Build Forms Around the Buyer’s Situation

The strongest insurance forms match the page and the buyer’s intent. Someone on a general contact page may need a short, low-friction form. Someone visiting a page for business owners policies has already shown more specific intent and can reasonably be asked more targeted questions.

For specialty lines, that distinction is even more valuable. A trucking prospect expects questions about units, operating radius, commodities, and drivers. A farm prospect expects questions that recognize acreage, livestock, equipment, and farm operations. A contractor wants to know that the agency understands their trade before they spend time submitting details.

This is not about making prospects do your underwriting for you. It is about showing that your agency understands the risk and respects their time. Relevant questions make an agency look prepared. Random or overly broad questions make the experience feel generic before the first conversation even begins.

Avoid the Overbuilt Form Trap

Custom does not automatically mean better. A form can become too detailed, too technical, or too demanding. If every field is required, mobile users may abandon it. If you ask questions the prospect cannot answer without pulling files, you may create friction before your team has earned the opportunity to help.

Start with the decisions your team needs to make in the first 15 minutes after a submission. What information determines whether the lead is a fit? What allows you to assign it correctly? What gives a producer enough context for a useful first call? Those are the questions worth prioritizing.

Then review performance. Look at completion rates, incomplete submissions, response time, quote rate, bind rate, and the kinds of details your team still has to chase. A form is not a one-time website feature. It should improve as your agency learns what separates a good online lead from a time-consuming dead end.

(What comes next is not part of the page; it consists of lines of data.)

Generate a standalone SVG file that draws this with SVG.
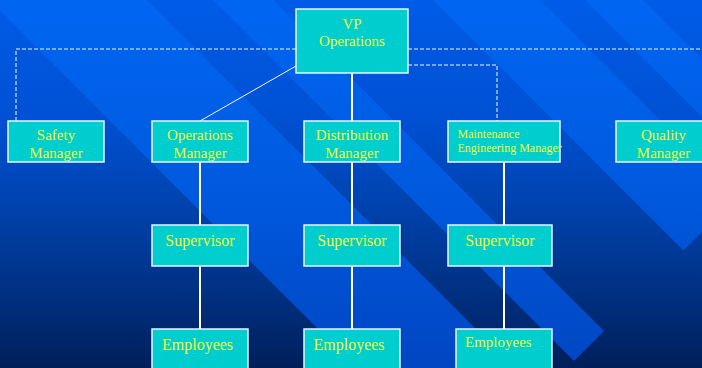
<svg xmlns="http://www.w3.org/2000/svg" width="702" height="368" viewBox="0 0 702 368">
<defs>
<linearGradient id="bg" x1="0" y1="0" x2="0" y2="368" gradientUnits="userSpaceOnUse">
<stop offset="0" stop-color="#005CE8"/>
<stop offset="0.33" stop-color="#0050D2"/>
<stop offset="0.55" stop-color="#0043B0"/>
<stop offset="0.76" stop-color="#003388"/>
<stop offset="1" stop-color="#001F5A"/>
</linearGradient>
<linearGradient id="st" x1="0" y1="0" x2="0" y2="368" gradientUnits="userSpaceOnUse">
<stop offset="0" stop-color="#0066F2"/>
<stop offset="0.5" stop-color="#005ADF"/>
<stop offset="1" stop-color="#0046C2"/>
</linearGradient>
<style>
.box{fill:#00CDCD;stroke:#EAF4FF;stroke-width:1.5}
.t{font-family:"Liberation Serif","Times New Roman",serif;fill:#EEFF3C}
.m{font-size:15px;text-anchor:middle}
.s{font-size:16px;text-anchor:middle}
.e{font-size:16px}
.solid{stroke:#FFFFFF;stroke-width:2;fill:none}
.thin{stroke:#F4F8FF;stroke-width:1;fill:none}
.dash{stroke:#F4F8FF;stroke-width:1;fill:none;stroke-dasharray:4 2}
</style>
</defs>
<rect x="0" y="0" width="702" height="368" fill="url(#bg)"/>
<g id="stripes" fill="url(#st)">
<polygon points="-11,0 147,0 547,400 389,400"/>
<polygon points="213,0 273,0 604,331 574,361"/>
<polygon points="433,0 540,0 737,197 683.5,250.5"/>
<polygon points="585,0 643,0 788.5,145.5 759.5,174.5"/>
</g>
<g id="connectors">
<line class="solid" x1="352" y1="73" x2="352" y2="121"/>
<line class="thin" x1="296" y1="66" x2="200" y2="121"/>
<path class="dash" d="M296,49 H16 V121"/>
<path class="dash" d="M408,49 H702"/>
<path class="dash" d="M408,65 H497 V121"/>
<line class="solid" x1="200" y1="162" x2="200" y2="225"/>
<line class="solid" x1="200" y1="266" x2="200" y2="329"/>
<line class="solid" x1="352" y1="162" x2="352" y2="225"/>
<line class="solid" x1="352" y1="266" x2="352" y2="329"/>
<line class="solid" x1="504" y1="162" x2="504" y2="225"/>
<line class="solid" x1="504" y1="266" x2="504" y2="329"/>
</g>
<g id="vp">
<rect class="box" x="296" y="9" width="112" height="64"/>
<text class="t m" x="352" y="28.5" font-size="16">VP</text>
<text class="t m" x="352" y="46">Operations</text>
</g>
<g id="safety">
<rect class="box" x="8" y="121" width="96" height="41"/>
<text class="t m" x="56" y="140">Safety</text>
<text class="t m" x="56" y="158">Manager</text>
</g>
<g id="opsmgr">
<rect class="box" x="152" y="121" width="96" height="41"/>
<text class="t m" x="200" y="140">Operations</text>
<text class="t m" x="200" y="158">Manager</text>
</g>
<g id="distmgr">
<rect class="box" x="304" y="121" width="96" height="41"/>
<text class="t m" x="352" y="140">Distribution</text>
<text class="t m" x="352" y="158">Manager</text>
</g>
<g id="maintmgr">
<rect class="box" x="448" y="121" width="112" height="41"/>
<text class="t" x="457.5" y="137.5" font-size="12">Maintenance</text>
<text class="t" x="457.5" y="152" font-size="12">Engineering Manager</text>
</g>
<g id="qualmgr">
<rect class="box" x="616" y="121" width="96" height="41"/>
<text class="t m" x="663.5" y="140">Quality</text>
<text class="t m" x="663.5" y="158">Manager</text>
</g>
<g id="sup1">
<rect class="box" x="152" y="225" width="96" height="41"/>
<text class="t s" x="200" y="246">Supervisor</text>
</g>
<g id="sup2">
<rect class="box" x="304" y="225" width="96" height="41"/>
<text class="t s" x="352" y="246">Supervisor</text>
</g>
<g id="sup3">
<rect class="box" x="448" y="225" width="104" height="41"/>
<text class="t s" x="500" y="246">Supervisor</text>
</g>
<g id="emp1">
<rect class="box" x="152" y="329" width="96" height="41"/>
<text class="t e" x="162" y="350">Employees</text>
</g>
<g id="emp2">
<rect class="box" x="304" y="329" width="96" height="41"/>
<text class="t e" x="313.5" y="350">Employees</text>
</g>
<g id="emp3">
<rect class="box" x="456" y="329" width="96" height="41"/>
<text class="t" x="465" y="347" font-size="15">Employees</text>
</g>
</svg>
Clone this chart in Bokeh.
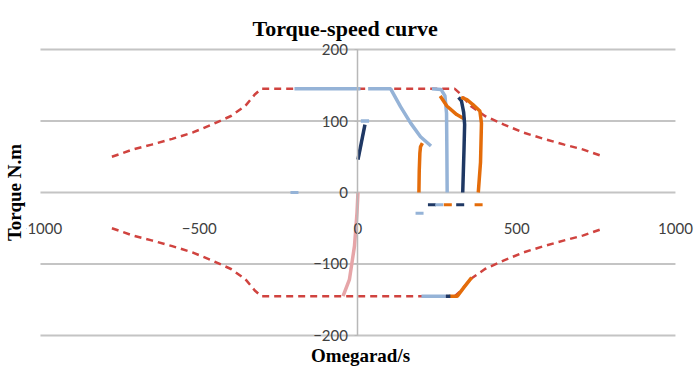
from bokeh.plotting import figure
from bokeh.models import Range1d, LinearAxis, FixedTicker
from bokeh.embed import file_html
from bokeh.resources import INLINE

# Axis ticks
x_ticks = [-1000, -500, 0, 500, 1000]
y_ticks = [-200, -100, 0, 100, 200]

# Torque limit envelope (dashed), upper and lower branches
env_w = [-775, -710, -650, -585, -520, -460, -400, -355, -325, -305,
         305, 325, 355, 400, 460, 520, 585, 650, 710, 775]
env_upper = [50, 60, 67, 75, 84, 95, 107, 121, 137, 145,
             145, 137, 121, 107, 95, 84, 75, 67, 60, 50]
env_lower = [-t for t in env_upper]

# Reverse-braking trace
pink_w = [0, -3, -11, -27, -47]
pink_t = [0, -28, -75, -122, -145]

# Light-blue traces
blue_flat_w = [-200, 8]
blue_flat_t = [145, 145]
blue_curve_w = [32, 103, 134, 166, 197, 230]
blue_curve_t = [145, 145, 120, 97, 78, 65]
blue_short_w = [9, 35]
blue_short_t = [100, 100]
blue_vert_w = [233, 262, 274, 279, 280, 281]
blue_vert_t = [145, 144, 135, 111, 60, 0]
blue_low_w = [200, 277]
blue_low_t = [-145, -145]

# Navy traces
navy_start_w = [0, 22]
navy_start_t = [46, 95]
navy_vert_w = [317, 326, 333, 336, 334, 330]
navy_vert_t = [133, 128, 112, 95, 60, 0]
navy_low_w = [277, 291]
navy_low_t = [-145, -145]

# Orange traces
orange1_w = [192, 193, 195, 197, 203]
orange1_t = [0, 30, 55, 64, 69]
orange2_w = [259, 280, 311, 338]
orange2_t = [135, 121, 109, 102]
orange3_w = [325, 343, 362, 384, 389, 386, 379]
orange3_t = [133, 130, 123, 114, 97, 42, 0]
orange_low_w = [288, 313, 335, 358]
orange_low_t = [-145, -145, -132, -119]

# Isolated operating points
pt_navy_w = [233, 322]
pt_navy_t = [-17, -17]
pt_blue_w = [256, 194, -200]
pt_blue_t = [-17, -29, 0]
pt_orange_w = [283, 380]
pt_orange_t = [-17, -17]

RED = "#d0433f"
BLUE = "#95b3d7"
NAVY = "#1f3864"
ORANGE = "#e46c0a"
PINK = "#e6a5a8"
GRID = "#c4c4c4"
LABEL = "#404040"

# The frame is a little wider than the ±1000 / ±200 box so that the
# end tick labels are not clipped; gridlines and axis are bounded to the box.
p = figure(width=694, height=368, output_backend="svg", toolbar_location=None,
           x_range=Range1d(-1044, 1060), y_range=Range1d(-212.6, 212.6),
           x_axis_location=None, y_axis_location=None,
           min_border_left=26, min_border_right=0,
           min_border_top=40, min_border_bottom=24,
           background_fill_color="white", border_fill_color="white")
p.outline_line_color = None
p.grid.visible = False

p.title.text = "Torque-speed curve"
p.title.align = "left"
p.title.offset = 226
p.title.text_font = "Liberation Serif"
p.title.text_font_style = "bold"
p.title.text_font_size = "22px"
p.title.text_color = "black"
p.title.standoff = 0

# Horizontal gridlines across the ±1000 span
p.segment(x0=[x_ticks[0]] * len(y_ticks), x1=[x_ticks[-1]] * len(y_ticks),
          y0=y_ticks, y1=y_ticks, line_color=GRID, line_width=2)

# Axes crossing at the origin
xaxis = LinearAxis(fixed_location=0, ticker=FixedTicker(ticks=x_ticks),
                   bounds=(x_ticks[0], x_ticks[-1]),
                   axis_line_color=None, major_tick_line_color=None,
                   minor_tick_line_color=None, major_label_standoff=24,
                   major_label_text_font="Lato", major_label_text_font_size="15px",
                   major_label_text_color=LABEL)
p.add_layout(xaxis, "below")
yaxis = LinearAxis(fixed_location=0, ticker=FixedTicker(ticks=y_ticks),
                   bounds=(y_ticks[0], y_ticks[-1]),
                   axis_line_color="#b8b8b8", axis_line_width=1.5,
                   major_tick_line_color="#b8b8b8", major_tick_out=3, major_tick_in=0,
                   minor_tick_line_color=None, major_label_standoff=7,
                   major_label_text_font="Lato", major_label_text_font_size="15px",
                   major_label_text_color=LABEL)
p.add_layout(yaxis, "left")

# Axis titles on the outer edges
xt = LinearAxis(ticker=FixedTicker(ticks=[]), axis_label="Omegarad/s",
                axis_line_color=None, major_tick_line_color=None,
                minor_tick_line_color=None, axis_label_standoff=0,
                axis_label_text_font="Liberation Serif", axis_label_text_font_style="bold",
                axis_label_text_font_size="19px", axis_label_text_color="black")
p.add_layout(xt, "below")
yt = LinearAxis(ticker=FixedTicker(ticks=[]), axis_label="Torque N.m",
                axis_line_color=None, major_tick_line_color=None,
                minor_tick_line_color=None, axis_label_standoff=2,
                axis_label_text_font="Liberation Serif", axis_label_text_font_style="bold",
                axis_label_text_font_size="19px", axis_label_text_color="black")
p.add_layout(yt, "left")

# Envelope
p.line(env_w, env_upper, line_color=RED, line_width=2.5, line_dash="7 5")
p.line(env_w, env_lower, line_color=RED, line_width=2.5, line_dash="7 5")

W = 3.5
p.line(pink_w, pink_t, line_color=PINK, line_width=W)

p.line(blue_flat_w, blue_flat_t, line_color=BLUE, line_width=W)
p.line(blue_curve_w, blue_curve_t, line_color=BLUE, line_width=W)
p.line(blue_short_w, blue_short_t, line_color=BLUE, line_width=W)
p.line(blue_low_w, blue_low_t, line_color=BLUE, line_width=W)

p.line(orange1_w, orange1_t, line_color=ORANGE, line_width=W)
p.line(blue_vert_w, blue_vert_t, line_color=BLUE, line_width=W)
p.line(orange2_w, orange2_t, line_color=ORANGE, line_width=W)
p.line(navy_vert_w, navy_vert_t, line_color=NAVY, line_width=W)
p.line(orange3_w, orange3_t, line_color=ORANGE, line_width=W)
p.line(orange_low_w, orange_low_t, line_color=ORANGE, line_width=W)

p.line(navy_start_w, navy_start_t, line_color=NAVY, line_width=W)
p.line(navy_low_w, navy_low_t, line_color=NAVY, line_width=W)

p.scatter(pt_navy_w, pt_navy_t, marker="dash", size=8, line_color=NAVY, line_width=3)
p.scatter(pt_blue_w, pt_blue_t, marker="dash", size=8, line_color=BLUE, line_width=3)
p.scatter(pt_orange_w, pt_orange_t, marker="dash", size=8, line_color=ORANGE, line_width=3)

open("out.html", "w").write(file_html(p, INLINE))
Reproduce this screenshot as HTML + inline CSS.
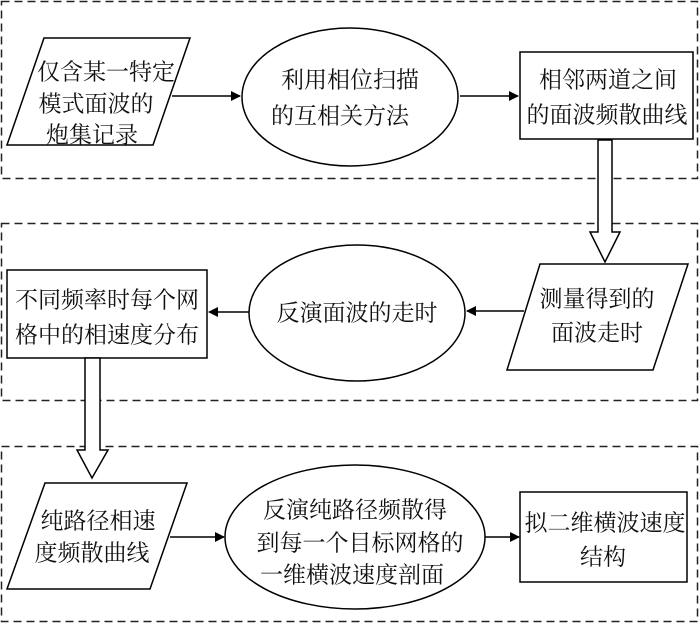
<!DOCTYPE html>
<html><head><meta charset="utf-8"><style>
html,body{margin:0;padding:0;background:#fff;}
svg text{font-family:"Liberation Serif","Noto Serif CJK SC",serif;font-size:23px;fill:#111;text-anchor:middle;dominant-baseline:central;}
</style></head><body>
<svg width="700" height="626" viewBox="0 0 700 626" xmlns="http://www.w3.org/2000/svg">
<defs><marker id="a" markerWidth="10" markerHeight="10" refX="9" refY="5" orient="auto" markerUnits="userSpaceOnUse"><path d="M0,0 L10,5 L0,10 z" fill="#000"/></marker></defs>
<g fill="none" stroke="#222" stroke-width="1.5" stroke-dasharray="8,5">
<rect x="1.5" y="1.5" width="696" height="177"/>
<rect x="1.5" y="223.5" width="696" height="177"/>
<rect x="1.5" y="446.5" width="696" height="175"/>
</g>
<g fill="#fff" stroke="#000" stroke-width="1.5">
<polygon points="44,38 190,38 153,145 7,145"/>
<ellipse cx="350" cy="97" rx="108" ry="69"/>
<rect x="520" y="52" width="173" height="87"/>
<polygon points="540,264 688,264 653,370 507,370"/>
<ellipse cx="357" cy="313" rx="108" ry="68"/>
<rect x="7" y="270" width="200" height="88"/>
<polygon points="45,483 187,483 150,589 7,589"/>
<ellipse cx="355" cy="537" rx="130" ry="72"/>
<rect x="520" y="492" width="167" height="90"/>
<polygon points="598,140 612,140 612,232 620,232 605,262 590,232 598,232"/>
<polygon points="85,358 100,358 100,450 108,450 92,478 77,450 85,450"/>
</g>
<g stroke="#000" stroke-width="1.5">
<line x1="172" y1="96" x2="240" y2="96" marker-end="url(#a)"/>
<line x1="460" y1="96" x2="518" y2="96" marker-end="url(#a)"/>
<line x1="524" y1="311" x2="467" y2="311" marker-end="url(#a)"/>
<line x1="249" y1="312" x2="209" y2="312" marker-end="url(#a)"/>
<line x1="170" y1="537" x2="224" y2="537" marker-end="url(#a)"/>
<line x1="485" y1="537" x2="519" y2="537" marker-end="url(#a)"/>
</g>
<text x="106" y="72">仅含某一特定</text>
<text x="96" y="104">模式面波的</text>
<text x="92" y="135">炮集记录</text>
<text x="350" y="80">利用相位扫描</text>
<text x="340" y="116">的互相关方法</text>
<text x="608" y="80">相邻两道之间</text>
<text x="607" y="115">的面波频散曲线</text>
<text x="597" y="299">测量得到的</text>
<text x="597" y="333">面波走时</text>
<text x="357" y="313">反演面波的走时</text>
<text x="107" y="300">不同频率时每个网</text>
<text x="107" y="335">格中的相速度分布</text>
<text x="98" y="521">纯路径相速</text>
<text x="92" y="553">度频散曲线</text>
<text x="355" y="510">反演纯路径频散得</text>
<text x="360" y="543">到每一个目标网格的</text>
<text x="352" y="575">一维横波速度剖面</text>
<text x="605" y="523">拟二维横波速度</text>
<text x="603" y="557">结构</text>
</svg>
</body></html>
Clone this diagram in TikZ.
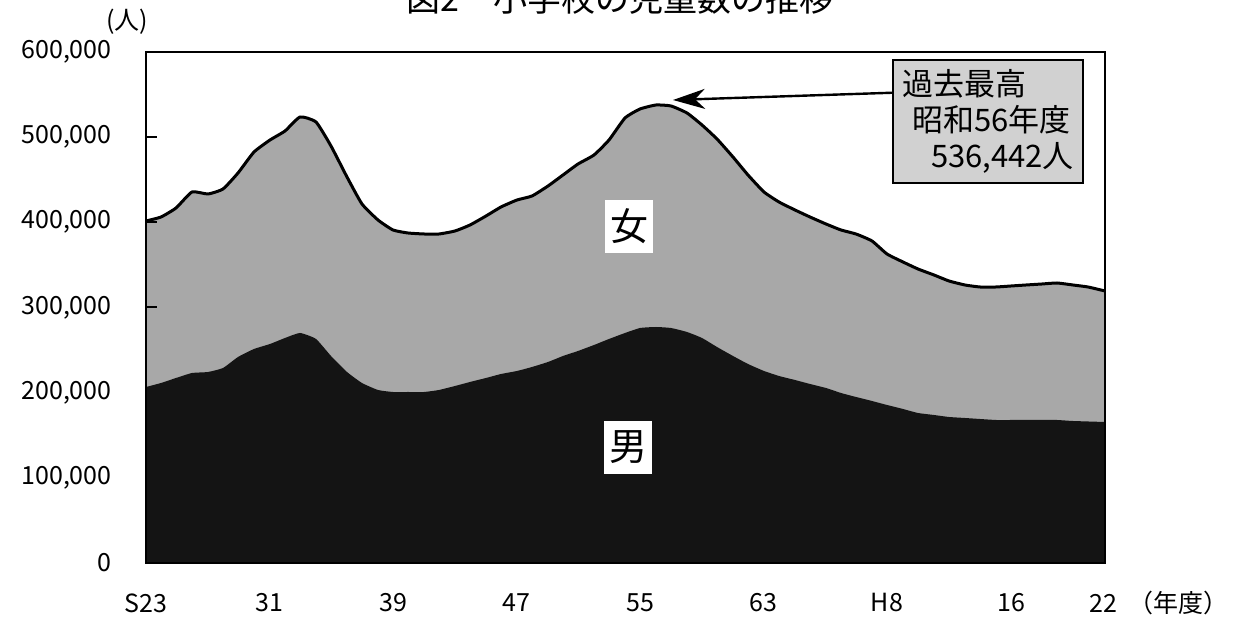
\documentclass[tikz,border=0pt]{standalone}
\usepackage{fontspec}
\setmainfont{Noto Sans CJK JP}
\usetikzlibrary{arrows.meta,calc}

\begin{document}
\begin{tikzpicture}[x=0.5pt,y=-0.5pt,
    ylab/.style={anchor=east,inner sep=0pt,font=\fontsize{12.5}{12.5}\selectfont},
    xlab/.style={inner sep=0pt,font=\fontsize{12.5}{12.5}\selectfont},
    sexlab/.style={fill=white,inner sep=0pt,minimum width=24pt,minimum height=26.5pt,font=\fontsize{19}{19}\selectfont}]
    \useasboundingbox (0,0) rectangle (1233,619);

    % total (girls on top)
    \fill [black!34] (146,563) -- plot[smooth,tension=0.3] coordinates {(146,221) (161,217) (176,208) (192,192) (208,194) (223,189) (238,173) (254,152) (270,140) (285,131) (300,117) (316,122) (331,146) (347,177) (362,204) (378,220) (393,230) (408,233) (424,234) (439,234) (455,231) (470,225) (486,216) (501,207) (517,200) (532,196) (548,186) (563,175) (578,164) (594,155) (609,140) (625,118) (640,109) (656,105) (671,106) (687,113) (702,125) (717,139) (733,157) (748,175) (764,192) (779,202) (795,210) (810,217) (826,224) (841,230) (856,234) (872,241) (887,254) (903,262) (918,269) (934,275) (949,281) (965,285) (980,287) (996,287) (1011,286) (1026,285) (1042,284) (1057,283) (1073,285) (1088,287) (1105,291)} -- (1105,563) -- cycle;
    % boys
    \fill [black!92] (146,563) -- plot[smooth,tension=0.3] coordinates {(146,387) (161,383) (176,378) (192,373) (208,372) (223,368) (238,357) (254,349) (270,344) (285,338) (300,333) (316,339) (331,356) (347,372) (362,383) (378,390) (393,392) (408,392) (424,392) (439,390) (455,386) (470,382) (486,378) (501,374) (517,371) (532,367) (548,362) (563,356) (578,351) (594,345) (609,339) (625,333) (640,328) (656,327) (671,328) (687,332) (702,338) (717,347) (733,356) (748,364) (764,371) (779,376) (795,380) (810,384) (826,388) (841,393) (856,397) (872,401) (887,405) (903,409) (918,413) (934,415) (949,417) (965,418) (980,419) (996,420) (1011,420) (1026,420) (1042,420) (1057,420) (1073,421) (1105,422)} -- (1105,563) -- cycle;
    \draw [line width=1.5pt,line join=round] plot[smooth,tension=0.3] coordinates {(146,221) (161,217) (176,208) (192,192) (208,194) (223,189) (238,173) (254,152) (270,140) (285,131) (300,117) (316,122) (331,146) (347,177) (362,204) (378,220) (393,230) (408,233) (424,234) (439,234) (455,231) (470,225) (486,216) (501,207) (517,200) (532,196) (548,186) (563,175) (578,164) (594,155) (609,140) (625,118) (640,109) (656,105) (671,106) (687,113) (702,125) (717,139) (733,157) (748,175) (764,192) (779,202) (795,210) (810,217) (826,224) (841,230) (856,234) (872,241) (887,254) (903,262) (918,269) (934,275) (949,281) (965,285) (980,287) (996,287) (1011,286) (1026,285) (1042,284) (1057,283) (1073,285) (1088,287) (1105,291)};% outline

    \draw [line width=1pt] (146,52) rectangle (1105,563);% frame
    \draw [line width=1pt] (146,137.2) -- (157,137.2);
    \draw [line width=1pt] (146,222.3) -- (157,222.3);
    \draw [line width=1pt] (146,307.5) -- (157,307.5);

    \node (title) [font=\fontsize{17}{17}\selectfont] at (620,-1) {図2　小学校の児童数の推移};
    \node (unit) [xlab] at (127,22) {(人)};

    \node (y600) [ylab] at (112,52) {600,000};
    \node (y500) [ylab] at (112,137.2) {500,000};
    \node (y400) [ylab] at (112,222.3) {400,000};
    \node (y300) [ylab] at (112,307.5) {300,000};
    \node (y200) [ylab] at (112,392.7) {200,000};
    \node (y100) [ylab] at (112,477.8) {100,000};
    \node (y0) [ylab] at (112,563) {0};

    \node (xS23) [xlab] at (146,603) {S23};
    \node (x31) [xlab] at (269.5,603) {31};
    \node (x39) [xlab] at (393,603) {39};
    \node (x47) [xlab] at (516.6,603) {47};
    \node (x55) [xlab] at (640,603) {55};
    \node (x63) [xlab] at (763.7,603) {63};
    \node (xH8) [xlab] at (887,603) {H8};
    \node (x16) [xlab] at (1011,603) {16};
    \node (x22) [xlab] at (1103,603) {22};
    \node (xunit) [xlab,anchor=west] at (1128,603) {（年度）};

    \node (girls) [sexlab] at (629,226.5) {女};
    \node (boys) [sexlab] at (628,447.5) {男};

    \node (peakbox) [draw,line width=1pt,fill=black!18,minimum width=95pt,minimum height=61.5pt,inner sep=0pt,align=left,font=\fontsize{15.5}{18}\selectfont] at (988,121.5) {過去最高\\\hspace*{5pt}昭和56年度\\\hspace*{14.5pt}536,442人};
    \coordinate (peak) at (673,100);
    \draw [-{Stealth[length=16pt,width=10pt,inset=5pt]},line width=1.2pt] ($(peakbox.north west)!0.27!(peakbox.south west)$) -- (peak);
\end{tikzpicture}
\end{document}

Treat Your Website as Part of the Sales Operation

Your website is often the first member of your sales team a prospect encounters. It should not merely collect messages. It should help your agency identify the opportunity, capture the right information, and start the next step without unnecessary delay.

That is why custom insurance forms are most effective when they are planned with the full workflow in mind: page content, intake questions, routing, notifications, CRM or AMS connections, producer follow-up, and reporting. GravityCerts builds this kind of infrastructure around the way insurance agencies actually operate, not around a one-size-fits-all contact form.

A better form will not fix poor follow-up or force an unsuitable risk into your appetite. What it can do is give good prospects a clearer path in, give your team a better starting point, and remove the friction that keeps useful opportunities from becoming conversations. Start with the form that creates the most repetitive work today, then build a better path for the clients you want tomorrow.